Nach langer Wanderung kommen wir auf dem Gipfel an und genießen schweigend den traumhaften Ausblick. Dann sagt mir meine Freundin: „Übrigens: Niemand hält für dich die Zeit still. Das musst du schon selbst für dich tun. Wie jetzt: Alles sind wir selbst hoch gelaufen. Und hier oben steht nun die Zeit für uns still“ Dazu macht sie eine bedeutungsschwere Geste, indem sie mir den Ausblick präsentiert.
Ich muss erst mal lachen, denn unsere Rollen sind seit Jahren unter uns geklärt: Ich bin gerne romantisch, während sie abgeklärt und cool daherkommt.

Ich finde aber, sie hat recht: Ich muss auch selbst dafür sorgen, dass die Zeit still steht.

Mich um mich selbst kümmern. Mal einen Tag ganz für mich reservieren, ein gutes Buch lesen oder eben eine Wanderung auf einen Berg unternehmen – es ist total wichtig, mir Zeit nur für mich zu nehmen. Und diese Zeit mit mir selbst kann auch niemand anderes für mich übernehmen. Da muss ich schon selbst ran. Als Christin muss ich dabei an das Gebot denken, das uns Jesus aufgegeben hat und sogar als das wichtigste Gebot unter allen bezeichnet: „Du sollst deinen Nächsten lieben … wie dich selbst.“ Damit sagt Jesus: Aufrichtig lieben bedeutet, erst einmal bei sich selbst anzufangen.  Sich selbst zu lieben!

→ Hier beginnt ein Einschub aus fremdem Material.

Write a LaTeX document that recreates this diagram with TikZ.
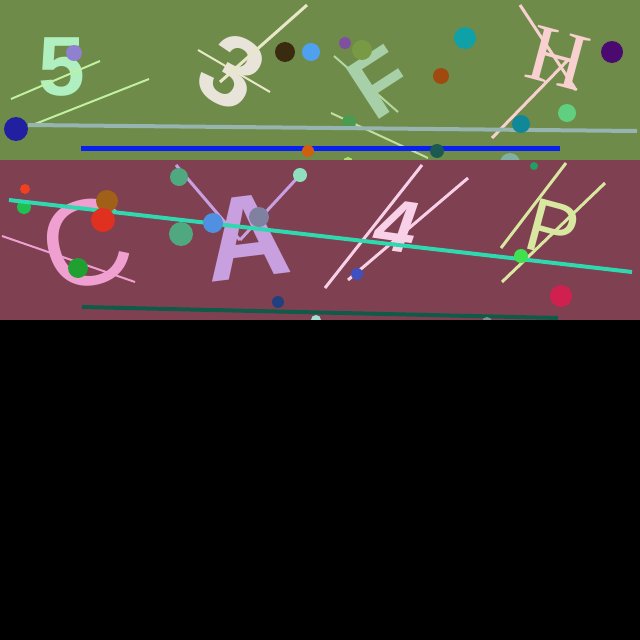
\documentclass[tikz,border=0pt]{standalone}
\usepackage{fontspec}
\setmainfont{Liberation Sans}
\newfontfamily\serifglyph{Liberation Serif}
\usetikzlibrary{calc}
\definecolor{bandgreen}{RGB}{111,139,73}
\definecolor{bandmaroon}{RGB}{127,64,82}
\definecolor{mintglyph}{RGB}{176,240,192}
\definecolor{creamglyph}{RGB}{232,228,218}
\definecolor{sageglyph}{RGB}{168,208,168}
\definecolor{blushglyph}{RGB}{248,208,208}
\definecolor{pinkglyph}{RGB}{240,160,208}
\definecolor{lilacglyph}{RGB}{200,160,224}
\definecolor{paleglyph}{RGB}{248,208,232}
\definecolor{limeglyph}{RGB}{216,232,160}
\definecolor{steelline}{RGB}{150,180,176}
\definecolor{blueline}{RGB}{10,32,240}
\definecolor{tealline}{RGB}{48,216,176}
\definecolor{pineline}{RGB}{16,90,72}
\tikzset{
    glyph/.style={inner sep=0pt,font=\fontsize{#1}{#1}\selectfont\bfseries},
    thin stroke/.style={line width=2pt},
    wide stroke/.style={line width=4pt}
}

\begin{document}
\begin{tikzpicture}[x=1pt,y=-1pt]
    \useasboundingbox (0,0) rectangle (640,640);
    \fill[black] (0,0) rectangle (640,640);

    % upper band
    \fill[bandgreen] (0,0) rectangle (640,160);
    \node[glyph=84,text=mintglyph] (five) at (62,67) {5};
    \fill[color={rgb,255:red,144;green,128;blue,208}] (74,53) circle (8pt);
    \draw[thin stroke,color={rgb,255:red,192;green,240;blue,160}] (11,99) -- (100,61);
    \draw[thin stroke,color={rgb,255:red,192;green,240;blue,160}] (35,124) -- (149,79);
    \node[glyph=100,text=creamglyph,rotate=-30] (three) at (232,72) {3};
    \draw[line width=3pt,color={rgb,255:red,232;green,232;blue,200}] (307,5) -- (220,82);
    \draw[thin stroke,color={rgb,255:red,232;green,232;blue,200}] (198,50) -- (270,92);
    \fill[color={rgb,255:red,58;green,42;blue,16}] (285,52) circle (10pt);
    \fill[color={rgb,255:red,80;green,160;blue,240}] (311,52) circle (9pt);
    \draw[thin stroke,color={rgb,255:red,176;green,216;blue,160}] (334,56) -- (398,112);
    \node[glyph=88,text=sageglyph,rotate=33] (eff) at (381,82) {F};
    \fill[color={rgb,255:red,128;green,80;blue,160}] (345,43) circle (6pt);
    \fill[color={rgb,255:red,121;green,154;blue,69}] (362,50) circle (10pt);
    \fill[color={rgb,255:red,160;green,74;blue,16}] (441,76) circle (8pt);
    \fill[color={rgb,255:red,16;green,160;blue,168}] (465,38) circle (11pt);
    \node[inner sep=0pt,font=\fontsize{82}{82}\selectfont\serifglyph,text=blushglyph,rotate=-15] (aitch) at (558,58) {H};
    \draw[line width=3pt,color=blushglyph] (520,5) -- (576,90);
    \draw[line width=3pt,color=blushglyph] (492,138) -- (568,60);
    \fill[color={rgb,255:red,74;green,10;blue,112}] (612,52) circle (11pt);
    \fill[color={rgb,255:red,96;green,208;blue,128}] (567,113) circle (9pt);
    \draw[thin stroke,color={rgb,255:red,192;green,224;blue,160}] (331,113) -- (428,158);
    \fill[color={rgb,255:red,74;green,154;blue,80}] (349,122) circle (7pt);
    \fill[color={rgb,255:red,32;green,32;blue,160}] (16,129) circle (12pt);
    \draw[wide stroke,color=steelline] (28,125) -- (637,131);
    \fill[color={rgb,255:red,16;green,136;blue,152}] (521,124) circle (9pt);
    \draw[line width=5pt,color=blueline] (81,148) -- (560,148);
    \fill[color={rgb,255:red,208;green,96;blue,16}] (308,151) circle (6pt);
    \fill[color={rgb,255:red,26;green,90;blue,80}] (437,151) circle (7pt);
    \fill[color={rgb,255:red,128;green,176;blue,160}] (510,163) circle (10pt);
    \fill[color={rgb,255:red,176;green,224;blue,112}] (348,162) circle (5pt);

    % lower band
    \fill[bandmaroon] (0,160) rectangle (640,320);
    \node[inner sep=0pt,font=\fontsize{122}{122}\selectfont,text=pinkglyph,rotate=15] (cee) at (86,244) {C};
    \draw[thin stroke,color=pinkglyph] (2,236) -- (135,282);
    \draw[line width=3pt,color=lilacglyph] (176,165) -- (240,240);
    \draw[line width=3pt,color=lilacglyph] (300,175) -- (240,240);
    \node[glyph=118,text=lilacglyph,rotate=7] (ay) at (247,237) {A};
    \fill[color={rgb,255:red,80;green,168;blue,128}] (179,177) circle (9pt);
    \fill[color={rgb,255:red,80;green,168;blue,128}] (181,234) circle (12pt);
    \node[inner sep=0pt,font=\fontsize{74}{74}\selectfont\bfseries\itshape,text=paleglyph,rotate=-8] (four) at (396,226) {4};
    \draw[line width=3pt,color=paleglyph] (325,288) -- (422,165);
    \draw[line width=3pt,color=paleglyph] (348,280) -- (468,178);
    \node[inner sep=0pt,font=\fontsize{76}{76}\selectfont,text=limeglyph,rotate=-15] (pee) at (553,229) {P};
    \draw[line width=3pt,color=limeglyph] (501,248) -- (566,163);
    \draw[line width=3pt,color=limeglyph] (502,282) -- (605,183);
    \fill[color={rgb,255:red,240;green,64;blue,32}] (25,189) circle (5pt);
    \fill[color={rgb,255:red,32;green,192;blue,80}] (24,207) circle (7pt);
    \draw[wide stroke,color=tealline] (9,200) -- (632,272);
    \fill[color={rgb,255:red,160;green,96;blue,24}] (107,201) circle (11pt);
    \fill[color={rgb,255:red,224;green,48;blue,32}] (103,220) circle (12pt);
    \fill[color={rgb,255:red,32;green,160;blue,48}] (78,268) circle (10pt);
    \fill[color={rgb,255:red,80;green,144;blue,224}] (213,223) circle (10pt);
    \fill[color={rgb,255:red,128;green,128;blue,160}] (259,217) circle (10pt);
    \fill[color={rgb,255:red,144;green,224;blue,192}] (300,175) circle (7pt);
    \fill[color={rgb,255:red,64;green,80;blue,192}] (357,274) circle (6pt);
    \fill[color={rgb,255:red,32;green,160;blue,96}] (534,166) circle (4pt);
    \fill[color={rgb,255:red,64;green,224;blue,80}] (521,256) circle (7pt);
    \fill[color={rgb,255:red,208;green,32;blue,80}] (561,296) circle (11pt);
    \fill[color={rgb,255:red,32;green,64;blue,128}] (278,302) circle (6pt);
    \draw[wide stroke,color=pineline] (82,307) -- (558,318);
    \fill[color={rgb,255:red,160;green,224;blue,208}] (316,320) circle (5pt);
    \fill[color={rgb,255:red,128;green,144;blue,144}] (487,322) circle (5pt);

    % lower half stays black
    \fill[black] (0,320) rectangle (640,640);
\end{tikzpicture}
\end{document}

Das ist gar nicht so einfach. Mir fällt es leichter, meinen Mann lieb zu haben oder meine Kinder; mir fällt es auch leichter, zu sagen, was mir an meiner besten Freundin gefällt, als zu sagen, was ich an mir besonders gut finde. Aber um meine Familie oder meine Freundin richtig lieben zu können, muss ich erst einmal lernen, mich selbst zu lieben; bevor ich mit Anderen gut unterwegs sein kann, muss ich erst einmal mit mir selbst klarkommen. Und auch mal für mich selbst die Zeit anhalten.

In diesem Moment, als ich mit meiner Freundin auf dem Berg stehe und den abenteuerlichen Ausblick genieße, da spüre ich, wie großartig es ist, wenn die Zeit still steht: Mit mir allein, mit meiner Freundin an der Seite. Und fast unbemerkt: auch mit Gott.